Seçim yorgunu Türkiye bir türlü ana gündeme dönemedi.
İstanbul seçimleri sonrası dilerim özellikle ekonomi alanında daha iyi gelişmeler yaşanır.
Toparlanma emareleri görüyoruz, kalıcılık sağlanır.
Moodys not düşürse bile piyasanın bundan etkilenmemesi Dolar ve Euro’nun 6 lira seviyelerinden aşağı yöne hareketinde süreklilik sağlanması seçimlerle bağlantılı olmamalı.
Ben bu moodys tipi derecelendirme kuruluşlarına leş kargaları diyorum.
Eğer siz ABD ile tersseniz,
Eğer siz İsrail’e karşı çıkmışsanız.
Eğer siz S-400 alıyorsanız hemen NTV’de bir alt yazı!
Moodys Türkiye’nin notunu düşürdü!
ABD ile yaşanan S-400 gerilimi, F-35 yaptırımları, Suriye’deki gelişmeler, Akdeniz üzerinden sergilenen tehditler Türkiye’nin önündeki meseleler.
Bunları da aşacağız.
İç gündeme yoğunlaşmak lazım.
İşsizlik rakamları açıklandı, birkaç yıldır ekonomideki dalgalanma haliyle işsizliği de tetikliyor.
Cumhurbaşkanı Erdoğan’ın sanayicilere, iş adamlarına yönelik geriye dönük çağrılarını hatırlıyorum.
Her işvereni daha fazla sorumluluk almaya çağırıyor.
Kış boyu A’dan Z’ye ciddi pahalılıkları gören Türkiye için bir de işsizlik sorunu tuz-biber oluyor.
Geçen yıla göre işsizlikte 1 milyondan fazla artış söz konusu.
Genç nüfustaki işsizliğin daha dikkat çekici olduğu muhakkak.
Bir gerçek daha var ki bu durum  yurt dışı arayışları zorluyor.
Beyin göçünü hızlandırıyor.
İşsizlik insan refahını vuruyor.
İşsizliğin çözümü, üretim, istihdam ve bölüşüm dengesi içinde gerçekleşir.
Ülke olarak daha fedakarca hareket etmemiz gerekiyor.
Kaynaklarımızı olabildiğince verimli kullanarak, bir çıkış yolu bulmak lazım.
Coğrafyada bizi sıkıştıran çok sayıda gerilimli olaylar yaşandı, yaşanıyor.
Türkiye millet olarak birbirine yaslanırsa, ekmeğini bölüşürse büyür.
Son pişmanlık kesinlikle fayda vermiyor, geçmişte çok meşakkatler çektik.

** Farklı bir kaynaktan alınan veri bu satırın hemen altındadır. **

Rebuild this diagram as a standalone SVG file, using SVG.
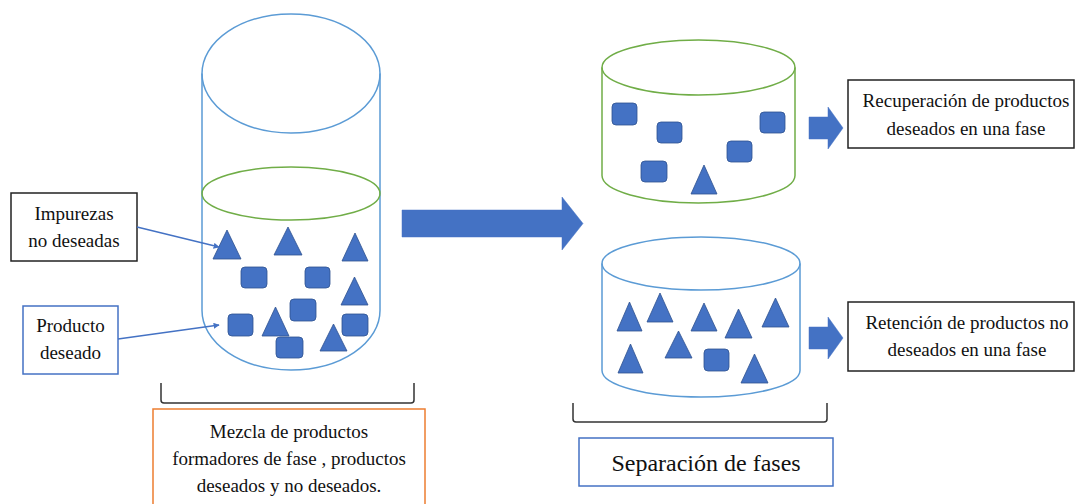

Şimdi daha iyi durumdayız, kazançlarımızın kıymeti bilerek, onları daha iyi koruyarak ve paylaşmayı bilerek her badirenin üstesinden geliriz.
Bencil hevesler günü kurtarabilir ama uzun vadede yapıcı hiçbir adım atamayız.
Binali Yıldırım ve Ekrem İmamoğlu tartışmasından önce ve sonra umutlanmıştık.
Ama o program yeni bir tartışmayı ve ayrışmayı getirdi.
Otel buluşmaları ve Küçükkaya soruları verdi tartışması.
Gazeteci İsmail Küçükkaya onca gazetecinin içinden tercih edilerek Türkiye gündemine girmişti.
Ön plana çıkmış en çok merak edilen isim olmuştu.
Ona olan güveni zedeledi.
Şu kadar açıklama yapsa: ‘Ekrem İmamoğlu ile buluştuk programı değerlendirdik. Binali Yıldırım’a ulaşamadım. Danışmanları ile buluşacağım’ dese bile bu onu kurtarırdı.
Yapmadı.
Uğur Dündar gibi bir deneyimin bu tartışmayı yönetmekten neden kaçtığını da daha iyi anlamış olduk.
Türkiye zor dönemleri aşarak büyüdü ve bugünlere geldi.
Seçimi geçip Pazartesi sabahına umutla uyanacağız.